Over the past half century, it has been the subject of books, documentaries, a classic Clash song – and a great deal of mythologising.
Operation Julie, the police drug bust in mid-Wales that broke up a global LSD supply ring was turned into a musical in 2022, with a strong eco message created with the help of some of those at the centre of the saga. Following its spectacular success, the show is returning for an 8-week UK tour.
Billed as "Breaking Bad meets The Good Life", the play tells the story of the extraordinary undercover operation to track down the hippies and scientists – the microdot gang – who produced and supplied huge quantities of LSD in the hills around Tregaron in the 1970s.
On one hand, it is a rip-roaring, comic tale of a police operation in a time before the internet and mobile phones hampered by sheep nibbling through communication cables and detectives unconvincingly disguised as birdwatchers.
But on the other, it seeks to tell the story of a bunch of idealists deeply worried about the state of the planet who believed that taking LSD would help the human race see a path to a better, more sustainable way of living.
“It’s a brilliant story,” said the writer and director Geinor Styles, Artistic Director of the company Theatr na nÓg. “Many of the headlines at the time were about the amount of LSD found [enough to make 6m tabs apparently] and the millions of pounds supposedly hidden in the hills and in Swiss bank accounts but what the producers of the LSD were really trying to do was change the world for the better.”
Styles said the key for her came when she found a copy of a doctrine written by Richard Kemp, the brilliant chemist who produced the LSD from his remote cottage, where he lived with his partner, Christine, a doctor and goat breeder. “He was saying 40 years ago that temperatures will soar, waters will rise, that we’re consuming too much. We’re on the edge of all that now.”

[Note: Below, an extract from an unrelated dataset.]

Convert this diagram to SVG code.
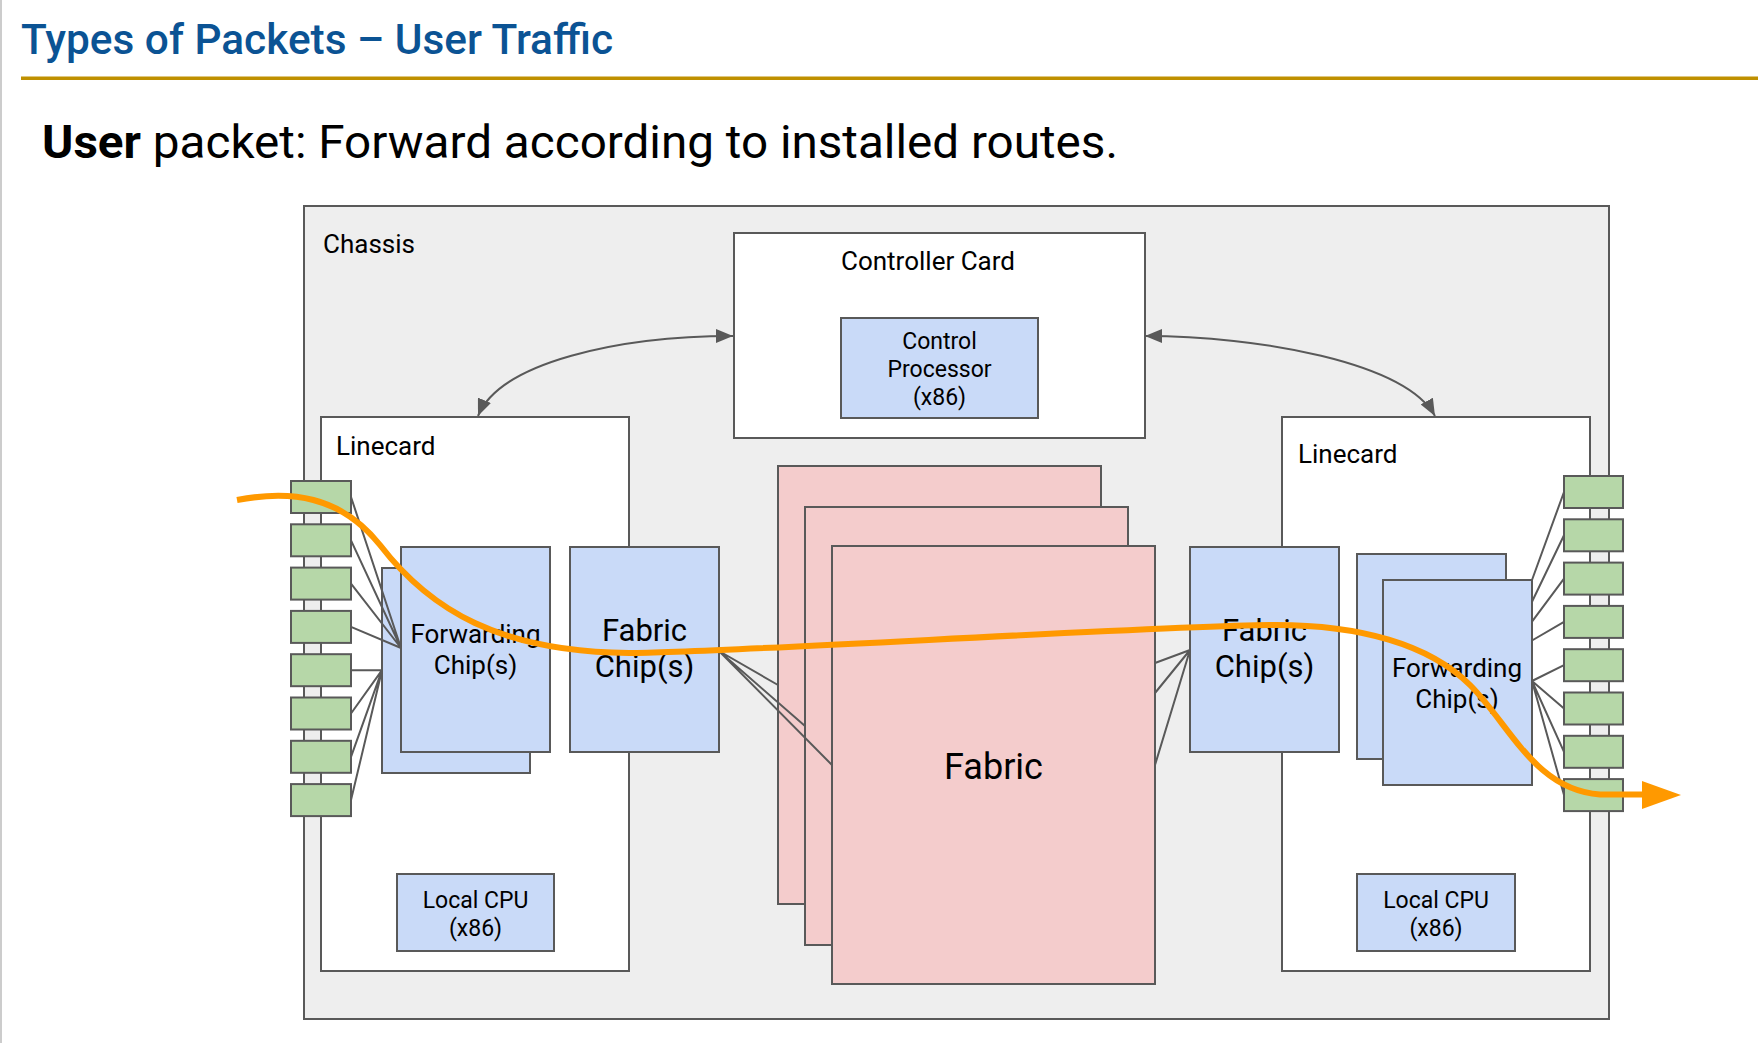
<svg xmlns="http://www.w3.org/2000/svg" width="1758" height="1043" viewBox="0 0 1758 1043">
<style>
text{font-family:Roboto,"Liberation Sans",sans-serif;fill:#000}
.box{stroke:#595959;stroke-width:2}
.chassis{fill:#eeeeee}
.white{fill:#ffffff}
.blue{fill:#c9daf8}
.green{fill:#b6d7a8}
.pink{fill:#f4cccc}
.lbl{font-size:26px}
.sm{font-size:23px;text-anchor:middle}
.fwd{font-size:26px;text-anchor:middle}
.fab{font-size:31px;text-anchor:middle}
.wire{stroke:#595959;stroke-width:2;fill:none}
</style>
<defs>
<marker id="ah" markerUnits="userSpaceOnUse" markerWidth="18" markerHeight="14" refX="17" refY="7" orient="auto-start-reverse" viewBox="0 0 18 14">
<path d="M0,0 L17,7 L0,14 z" fill="#595959"/>
</marker>
</defs>
<rect x="0" y="0" width="1758" height="1043" fill="#ffffff"/>
<rect x="0" y="0" width="2" height="1043" fill="#cccccc"/>
<g id="header">
<text x="21" y="54" textLength="592" lengthAdjust="spacingAndGlyphs" style="font-size:42px;font-weight:500;fill:#0b5394">Types of Packets – User Traffic</text>
<rect x="21" y="76.5" width="1737" height="3.5" fill="#bf9000"/>
<text x="42" y="158" textLength="1076" lengthAdjust="spacingAndGlyphs" style="font-size:46px"><tspan font-weight="700">User</tspan> packet: Forward according to installed routes.</text>
</g>
<g id="chassis">
<rect class="box chassis" x="304" y="206" width="1305" height="813"/>
<text class="lbl" x="323" y="253">Chassis</text>
</g>
<g id="linecard-left">
<rect class="box white" x="321" y="417" width="308" height="554"/>
<text class="lbl" x="336" y="455">Linecard</text>
</g>
<g id="linecard-right">
<rect class="box white" x="1282" y="417" width="308" height="554"/>
<text class="lbl" x="1298" y="463">Linecard</text>
</g>
<g id="controller-card">
<rect class="box white" x="734" y="233" width="411" height="205"/>
<text class="lbl" x="928" y="270" text-anchor="middle">Controller Card</text>
</g>
<g id="control-processor">
<rect class="box blue" x="841" y="318" width="197" height="100"/>
<text class="sm" x="939.5" y="349">Control</text>
<text class="sm" x="939.5" y="377">Processor</text>
<text class="sm" x="939.5" y="405">(x86)</text>
</g>
<g id="fabric">
<rect class="box pink" x="778" y="466" width="323" height="438"/>
<rect class="box pink" x="805" y="507" width="323" height="438"/>
<rect class="box pink" x="832" y="546" width="323" height="438"/>
<text x="993.5" y="779" style="font-size:36px;text-anchor:middle">Fabric</text>
</g>
<g id="forwarding-left">
<rect class="box blue" x="382" y="568" width="148" height="205"/>
<rect class="box blue" x="401" y="547" width="149" height="205"/>
<text class="fwd" x="475.5" y="643">Forwarding</text>
<text class="fwd" x="475.5" y="674">Chip(s)</text>
</g>
<g id="fabric-chip-left">
<rect class="box blue" x="570" y="547" width="149" height="205"/>
<text class="fab" x="644.5" y="641">Fabric</text>
<text class="fab" x="644.5" y="677">Chip(s)</text>
</g>
<g id="fabric-chip-right">
<rect class="box blue" x="1190" y="547" width="149" height="205"/>
<text class="fab" x="1264.5" y="641">Fabric</text>
<text class="fab" x="1264.5" y="677">Chip(s)</text>
</g>
<g id="forwarding-right">
<rect class="box blue" x="1357" y="554" width="149" height="205"/>
<rect class="box blue" x="1383" y="580" width="149" height="205"/>
<text class="fwd" x="1457" y="677">Forwarding</text>
<text class="fwd" x="1457" y="707.5">Chip(s)</text>
</g>
<g id="local-cpu-left">
<rect class="box blue" x="397" y="874" width="157" height="77"/>
<text class="sm" x="475.5" y="907.5">Local CPU</text>
<text class="sm" x="475.5" y="935.5">(x86)</text>
</g>
<g id="local-cpu-right">
<rect class="box blue" x="1357" y="874" width="158" height="77"/>
<text class="sm" x="1436" y="907.5">Local CPU</text>
<text class="sm" x="1436" y="935.5">(x86)</text>
</g>
<g id="ports-left">
<rect class="box green" x="291" y="481" width="60" height="32"/>
<rect class="box green" x="291" y="524.3" width="60" height="32"/>
<rect class="box green" x="291" y="567.6" width="60" height="32"/>
<rect class="box green" x="291" y="610.9" width="60" height="32"/>
<rect class="box green" x="291" y="654.2" width="60" height="32"/>
<rect class="box green" x="291" y="697.5" width="60" height="32"/>
<rect class="box green" x="291" y="740.8" width="60" height="32"/>
<rect class="box green" x="291" y="784.1" width="60" height="32"/>
</g>
<g id="ports-right">
<rect class="box green" x="1564" y="476" width="59" height="32"/>
<rect class="box green" x="1564" y="519.3" width="59" height="32"/>
<rect class="box green" x="1564" y="562.6" width="59" height="32"/>
<rect class="box green" x="1564" y="605.9" width="59" height="32"/>
<rect class="box green" x="1564" y="649.2" width="59" height="32"/>
<rect class="box green" x="1564" y="692.5" width="59" height="32"/>
<rect class="box green" x="1564" y="735.8" width="59" height="32"/>
<rect class="box green" x="1564" y="779.1" width="59" height="32"/>
</g>
<g id="connectors">
<path class="wire" d="M351 497 L401 648 M351 540.3 L401 648 M351 583.6 L401 648 M351 626.9 L401 648"/>
<path class="wire" d="M351 670.2 L382 670.2 M351 713.5 L382 670.2 M351 756.8 L382 670.2 M351 800.1 L382 670.2"/>
<path class="wire" d="M719 651 L778 685 M719 651 L805 726 M719 651 L832 765"/>
<path class="wire" d="M1155 663 L1190 650 M1155 693 L1190 650 M1155 765 L1190 650"/>
<path class="wire" d="M1564 492 L1532 580 M1564 535.3 L1532 601.7 M1564 578.6 L1532 621.7 M1564 621.9 L1532 640.5"/>
<path class="wire" d="M1564 665.2 L1532 681 M1564 708.5 L1532 681 M1564 751.8 L1532 681 M1564 795.1 L1532 681"/>
<path class="wire" d="M733 336 C620 336 500 362 478 416" marker-start="url(#ah)" marker-end="url(#ah)"/>
<path class="wire" d="M1145 336 C1258 336 1405 362 1435 416" marker-start="url(#ah)" marker-end="url(#ah)"/>
</g>
<g id="traffic-path">
<path d="M237 500 C290 490 340 495 380 545 C430 610 500 652 629 653 C720 653 1150 626 1270 625 C1360 624 1430 645 1470 685 C1510 725 1535 790 1600 794.5 L1645 794.5" fill="none" stroke="#ff9900" stroke-width="6"/>
<polygon points="1642,781 1681,795 1642,809" fill="#ff9900"/>
</g>
</svg>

She accepted that some people had expressed concern about the company producing a play that focused on criminal activity. “But I think most local people [were] excited. Everyone has a story about Operation Julie. I spoke to someone the other day who said they were conceived on Julie LSD. Other people tell the tale of Bob Dylan coming here, though I haven’t met anyone who actually saw him.”
Alston “Smiles” Hughes, who was jailed for eight years for his part in the LSD supply chain, giggled at the jokes and songs as he watched the show being performed in Aberystwyth Arts Centre in 2022.
Now in his 70s but still radical and a smiley believer in the power of mind-altering substances, Hughes agrees with Styles that the story is an important one to tell. “I think the motivations back then are as relevant now, if not more so. As a species we have got ourselves into a terrible state because of our behaviours and it needs to change.” He insisted the LSD ring was not about making money. “The idea was if you change consciousness of the people, you can change the direction of travel. Look at the state of the world now. They should have bloody listened. One feels a little vindicated now, to be honest.”
Lyn Ebenezer, a local newspaper reporter who covered the bust at the time and has written a book on Operation Julie, said most local people still regarded those like Hughes, who came to mid Wales from England in search of the good life, with fondness. “You won’t hear a bad word said about them. They weren’t seen as dangerous and people didn’t know what the hell LSD was.”
Dafydd Rhys, Arts Council of Wales Chief Executive andformer director of Aberystwyth Arts Centre, which is presenting the play with Theatr na nÓg, said Operation Julie was part of the folklore of the area. “So many myths have grown around it. You don’t know which are true and which aren’t, and it doesn’t really matter.”
Operation Julie will open at Aberystwyth Arts Centre with performances running from 3 April and will then visit Newport, Carmarthen, Brecon, Swindon, Bangor and Crewe.